También Claude Bernard, desde su experiencia como padre de la fisiología moderna, y sin necesidad de recurrir, como Bergson o Driesch, a entelequia o fuerza vital alguna, reconoce que el orden que opera en los seres vivos es de un cuño particular. Es un orden emergido, dirigido, controlado, pero en ningún caso por algo externo. Es un orden interno, le viene al ser vivo desde dentro. Los procesos físico-químicos que acontecen en él no son fortuitos, están plenamente dirigidos.

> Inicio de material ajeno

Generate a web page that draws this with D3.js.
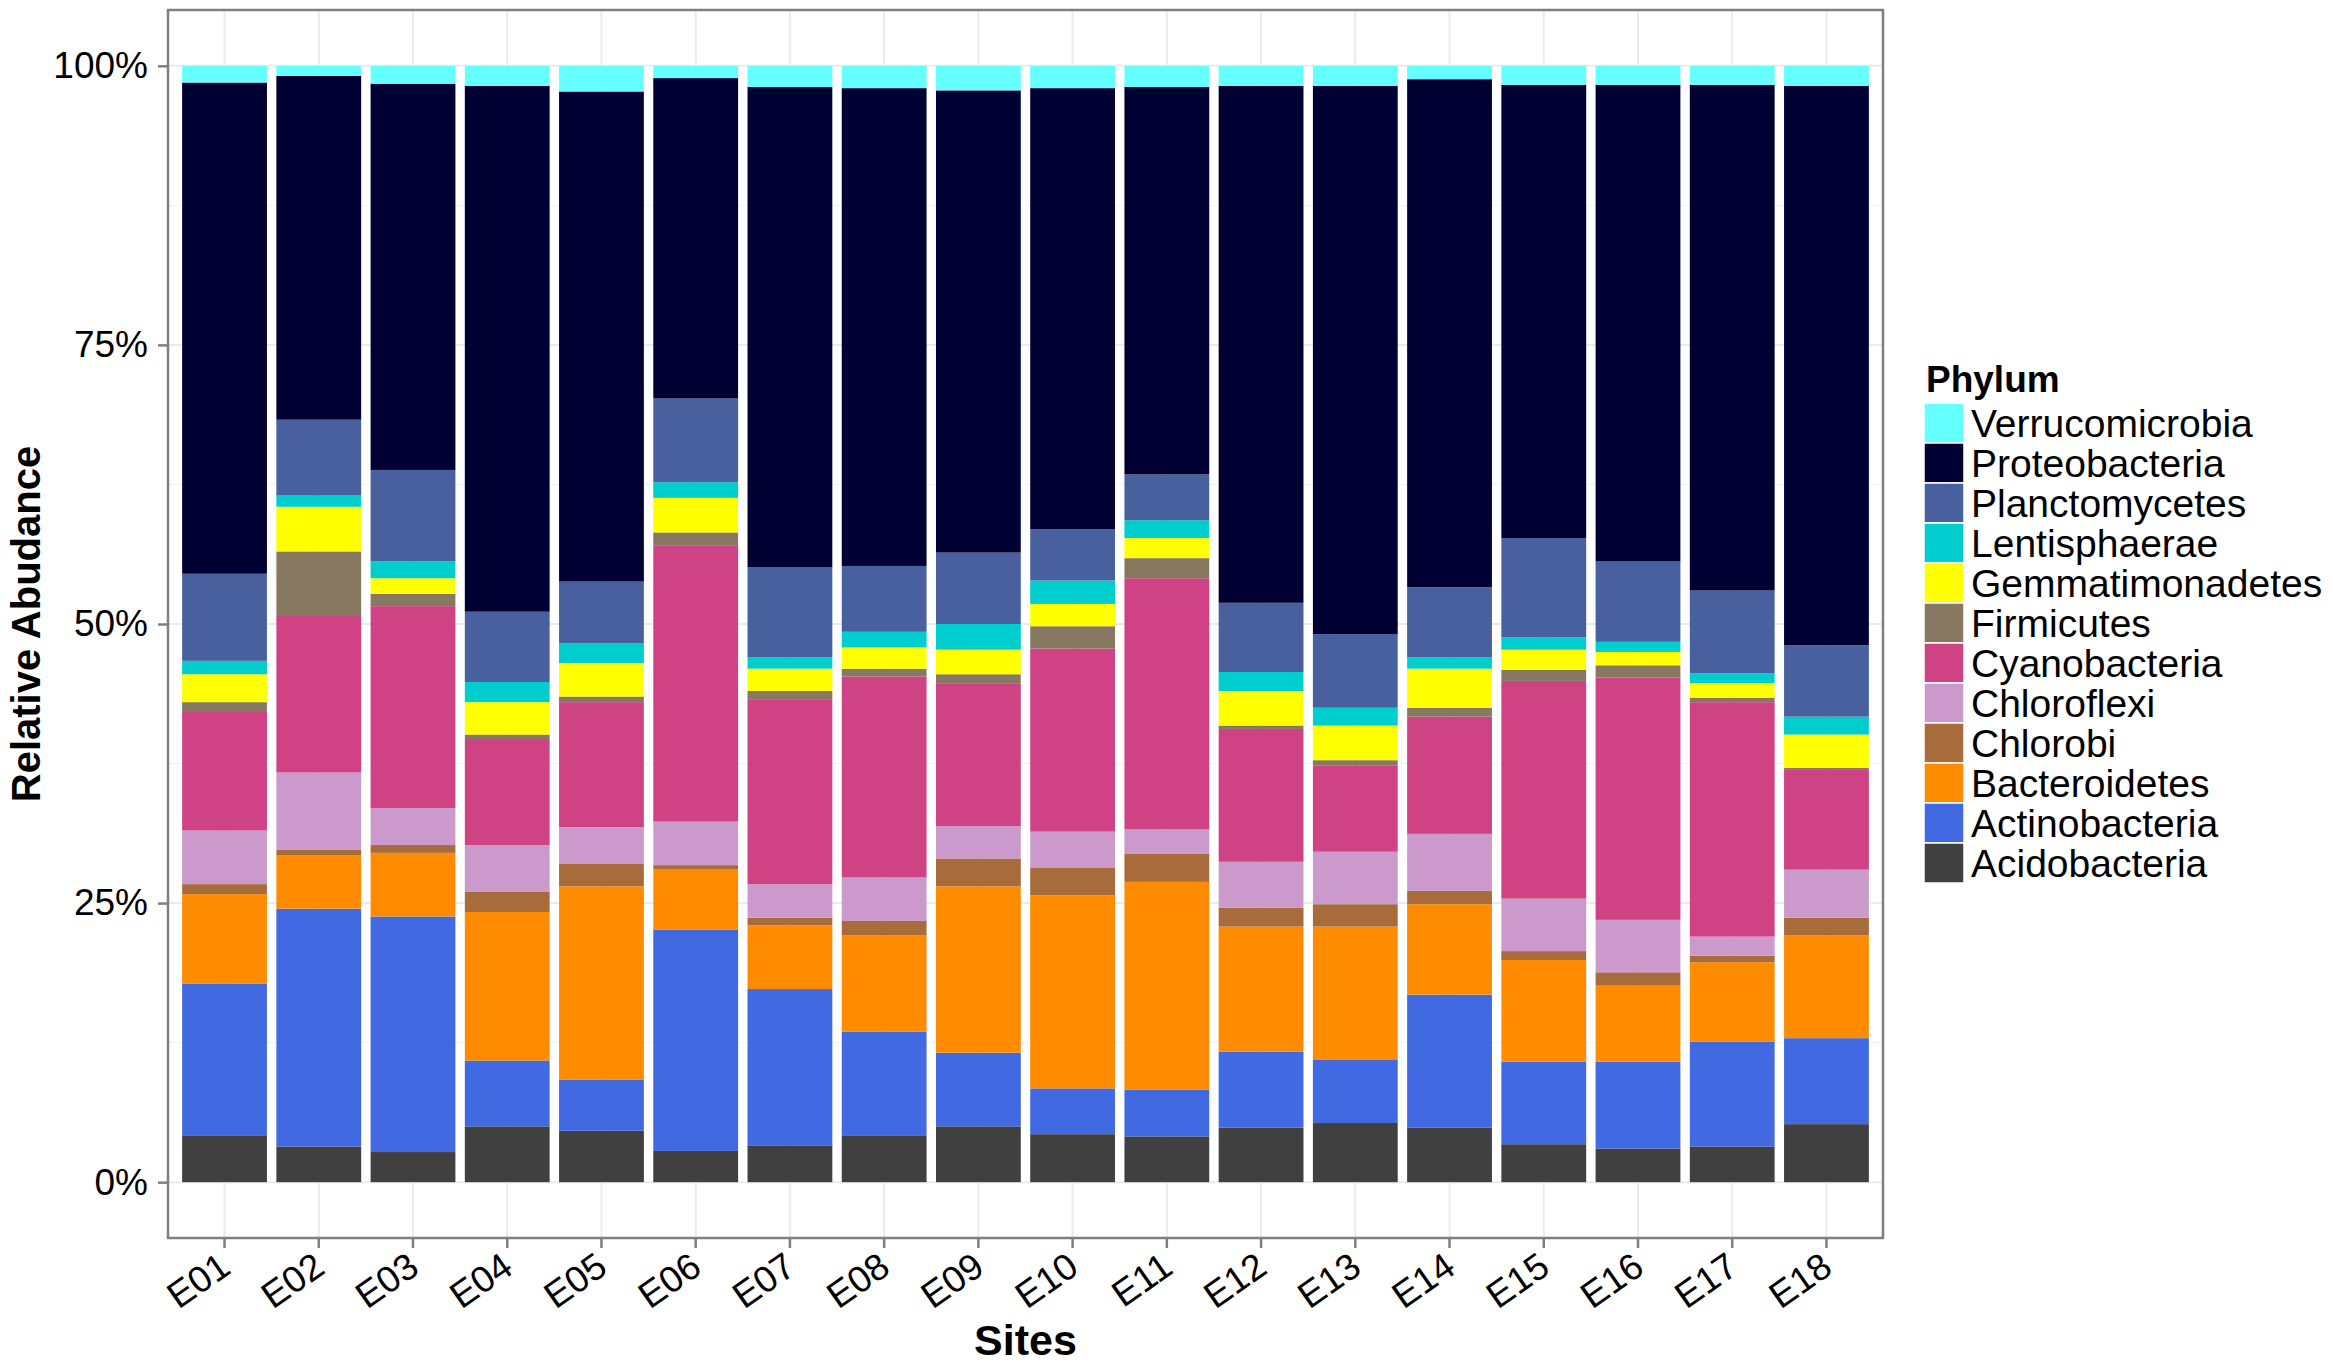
<!DOCTYPE html>
<html>
<head>
<meta charset="utf-8">
<script src="https://cdn.jsdelivr.net/npm/d3@7"></script>
<style>
  body { margin: 0; background: #fff; }
  text { font-family: "Liberation Sans", Arial, Helvetica, sans-serif; }
</style>
</head>
<body>
<div id="chart"></div>
<script>
/*
 * Stacked relative abundance per site, by phylum
 */

// Data (percent of reads per site)
var sites = ["E01","E02","E03","E04","E05","E06","E07","E08","E09","E10","E11","E12","E13","E14","E15","E16","E17","E18"];

// stack order, bottom -> top
var phyla = ["Acidobacteria","Actinobacteria","Bacteroidetes","Chlorobi","Chloroflexi","Cyanobacteria",
             "Firmicutes","Gemmatimonadetes","Lentisphaerae","Planctomycetes","Proteobacteria","Verrucomicrobia"];

var acidobacteria    = [4.2,3.2,2.7,5.0,4.6,2.8,3.3,4.2,5.0,4.3,4.1,4.9,5.3,4.9,3.4,3.0,3.2,5.2];
var actinobacteria   = [13.6,21.3,21.1,5.9,4.6,19.8,14.0,9.3,6.6,4.1,4.2,6.8,5.7,11.9,7.4,7.8,9.4,7.7];
var bacteroidetes    = [8.0,4.8,5.7,13.3,17.3,5.4,5.7,8.6,14.9,17.3,18.6,11.2,11.9,8.1,9.1,6.8,7.1,9.2];
var chlorobi         = [0.9,0.5,0.7,1.8,2.0,0.4,0.7,1.3,2.5,2.5,2.5,1.7,2.0,1.2,0.8,1.2,0.6,1.6];
var chloroflexi      = [4.8,6.9,3.3,4.2,3.3,3.9,3.0,3.9,2.9,3.2,2.2,4.1,4.7,5.1,4.7,4.7,1.7,4.3];
var cyanobacteria    = [10.7,14.1,18.1,9.5,11.2,24.7,16.5,18.0,12.8,16.4,22.5,11.9,7.7,10.5,19.5,21.7,21.0,9.0];
var firmicutes       = [0.8,5.7,1.1,0.4,0.5,1.2,0.8,0.7,0.8,2.0,1.8,0.3,0.5,0.8,1.0,1.1,0.4,0.1];
var gemmatimonadetes = [2.5,4.0,1.4,2.9,3.0,3.1,2.0,1.9,2.2,2.0,1.8,3.1,3.1,3.5,1.8,1.2,1.3,3.0];
var lentisphaerae    = [1.2,1.0,1.5,1.8,1.8,1.4,1.0,1.4,2.3,2.1,1.6,1.7,1.6,1.0,1.1,0.9,0.9,1.6];
var planctomycetes   = [7.8,6.8,8.2,6.3,5.5,7.5,8.1,5.9,6.4,4.6,4.1,6.2,6.6,6.3,8.9,7.2,7.4,6.4];
var proteobacteria   = [44.0,30.8,34.6,47.1,43.9,28.7,43.0,42.8,41.4,39.5,34.7,46.3,49.1,45.5,40.6,42.7,45.3,50.1];
var verrucomicrobia  = [1.5,0.9,1.6,1.8,2.3,1.1,1.9,2.0,2.2,2.0,1.9,1.8,1.8,1.2,1.7,1.7,1.7,1.8];

var phylumValues = [acidobacteria, actinobacteria, bacteroidetes, chlorobi, chloroflexi, cyanobacteria,
                    firmicutes, gemmatimonadetes, lentisphaerae, planctomycetes, proteobacteria, verrucomicrobia];

var phylumColors = ["#404040","#4169E1","#FF8C00","#A86B3C","#CC99CC","#CF4283",
                    "#877862","#FFFF00","#00CDCD","#48619E","#000033","#66FFFF"];

var yTicks = [0, 0.25, 0.5, 0.75, 1];

// Define Space
var width = 2333,
    height = 1365;
var panel = {left: 168, right: 1883, top: 10, bottom: 1238};

// one row per site, values normalised to 1
var table = sites.map(function (s, i) {
    var row = {site: s};
    var total = d3.sum(phylumValues, function (v) { return v[i]; });
    phyla.forEach(function (p, j) { row[p] = phylumValues[j][i] / total; });
    return row;
});

var stack = d3.stack().keys(phyla);
var series = stack(table);

var color = d3.scaleOrdinal().domain(phyla).range(phylumColors);

// ggplot-like expansion: 0.6 units on each side for discrete, 5% for continuous
var xStep = (panel.right - panel.left) / (sites.length + 0.2);
var x = d3.scaleBand()
    .domain(sites)
    .range([panel.left + 0.1 * xStep, panel.right - 0.1 * xStep])
    .paddingInner(0.1)
    .paddingOuter(0.05);

var y = d3.scaleLinear()
    .domain([-0.05, 1.05])
    .range([panel.bottom, panel.top]);

var svg = d3.select("#chart").append("svg")
    .attr("width", width)
    .attr("height", height);

// panel background + grid
svg.append("rect")
    .attr("x", panel.left).attr("y", panel.top)
    .attr("width", panel.right - panel.left).attr("height", panel.bottom - panel.top)
    .style("fill", "#fff");

var minor = d3.range(0.125, 1, 0.25);
svg.append("g").selectAll("line")
    .data(minor)
    .enter().append("line")
    .attr("x1", panel.left).attr("x2", panel.right)
    .attr("y1", function (d) { return y(d); }).attr("y2", function (d) { return y(d); })
    .style("stroke", "#f2f2f2").style("stroke-width", 1);

svg.append("g").selectAll("line")
    .data(yTicks)
    .enter().append("line")
    .attr("x1", panel.left).attr("x2", panel.right)
    .attr("y1", function (d) { return y(d); }).attr("y2", function (d) { return y(d); })
    .style("stroke", "#ebebeb").style("stroke-width", 2);

svg.append("g").selectAll("line")
    .data(sites)
    .enter().append("line")
    .attr("x1", function (d) { return x(d) + x.bandwidth() / 2; })
    .attr("x2", function (d) { return x(d) + x.bandwidth() / 2; })
    .attr("y1", panel.top).attr("y2", panel.bottom)
    .style("stroke", "#ebebeb").style("stroke-width", 2);

// bars
svg.append("g").selectAll("g")
    .data(series)
    .enter().append("g")
    .style("fill", function (d) { return color(d.key); })
    .selectAll("rect")
    .data(function (d) { return d; })
    .enter().append("rect")
    .attr("x", function (d) { return x(d.data.site); })
    .attr("width", x.bandwidth())
    .attr("y", function (d) { return y(d[1]); })
    .attr("height", function (d) { return y(d[0]) - y(d[1]); });

// panel border
svg.append("rect")
    .attr("x", panel.left).attr("y", panel.top)
    .attr("width", panel.right - panel.left).attr("height", panel.bottom - panel.top)
    .style("fill", "none").style("stroke", "#7f7f7f").style("stroke-width", 2.5);

// y axis
var yAxis = d3.axisLeft(y)
    .tickValues(yTicks)
    .tickFormat(d3.format(".0%"))
    .tickSize(10)
    .tickPadding(10);

var gy = svg.append("g")
    .attr("transform", "translate(" + panel.left + ",0)")
    .call(yAxis);
gy.select(".domain").remove();
gy.selectAll(".tick line").style("stroke", "#7f7f7f").style("stroke-width", 2.5);
gy.selectAll(".tick text")
    .style("font-size", "37px")
    .style("fill", "#000");

// x axis
var xAxis = d3.axisBottom(x)
    .tickSize(10)
    .tickPadding(8);

var gx = svg.append("g")
    .attr("transform", "translate(0," + panel.bottom + ")")
    .call(xAxis);
gx.select(".domain").remove();
gx.selectAll(".tick line").style("stroke", "#7f7f7f").style("stroke-width", 2.5);
gx.selectAll(".tick text")
    .style("font-size", "37px")
    .style("fill", "#000")
    .style("text-anchor", "end")
    .attr("x", 0)
    .attr("y", 0)
    .attr("dy", null)
    .attr("transform", "translate(8,34) rotate(-35)");

// axis titles
svg.append("text")
    .attr("x", (panel.left + panel.right) / 2)
    .attr("y", 1355)
    .style("text-anchor", "middle")
    .style("font-size", "43px")
    .style("font-weight", "bold")
    .text("Sites");

svg.append("text")
    .attr("transform", "translate(40," + (panel.top + panel.bottom) / 2 + ") rotate(-90)")
    .style("text-anchor", "middle")
    .style("font-size", "40px")
    .style("font-weight", "bold")
    .text("Relative Abudance");

// Legend (top -> bottom is reverse stack order)
var legendItems = phyla.slice().reverse();
var legend = svg.append("g")
    .attr("transform", "translate(1924,403)");

legend.append("text")
    .attr("x", 2)
    .attr("y", -11)
    .style("font-size", "37px")
    .style("font-weight", "bold")
    .text("Phylum");

var item = legend.selectAll("g.item")
    .data(legendItems)
    .enter().append("g")
    .attr("class", "item")
    .attr("transform", function (d, i) { return "translate(0," + i * 40 + ")"; });

item.append("rect")
    .attr("width", 40)
    .attr("height", 40)
    .style("fill", function (d) { return color(d); })
    .style("stroke", "#fff")
    .style("stroke-width", 1.5);

item.append("text")
    .attr("x", 47)
    .attr("y", 20)
    .attr("dy", "0.35em")
    .style("font-size", "39px")
    .text(function (d) { return d; });
</script>
</body>
</html>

¿Hasta dónde podemos retrotraer esta polarización de la biología? Aunque el estudio de lo vivo es complicado porque es extraordinariamente compleja la diversa fenomenología que se agrupa bajo el epígrafe de vivo, lo cierto es que ha existido, exactamente como lo manifiesta Jacob, una tradición no resuelta de pensamiento integrista-evolucionista y pensamiento tomista-reduccionista. La resolución de esa polarización constituye, como ya he comentado, la génesis de una teoría sobre lo vivo y de una biología teórica que admite en su seno reflexiones en torno a la filosofía natural de los seres vivos. Las acepciones que en la tercera parte de esta obra desarrollaré para poder perfilar estas dos concepciones de la biología las denominaré sintética y analítica, respectivamente. No hay una equivalencia completa entre mi noción de biología sintética y biología integrista-evolucionista, por un lado, y biología analítica y biología reduccionista, por otro. El motivo radica, fundamentalmente, en que el reduccionismo admite varias acepciones, bien desarrolladas en la filosofía de la ciencia, particularmente en la de la biología, y a la que Jacob se adscribe y que bien pudiera representar una mezcla de dos de ellas: una extrema representada por el reduccionismo ontológico, y otra de menor trascendencia o reduccionismo metodológico. El reduccionismo ontológico es equivalente a la acepción que sustenta Jacob de que las moléculas biológicas, particularmente el dna como programa informacional, conllevan todos los requisitos para poder entender todas las manifestaciones de lo vivo, incluidas las manifestaciones emergentes. El reduccionismo metodológico es el propio de las ciencias experimentales de la ciencia en general podría decirse. En efecto, para poder estudiar cualquier fenómeno complejo hay que concentrarse en el estudio de sus partes componentes.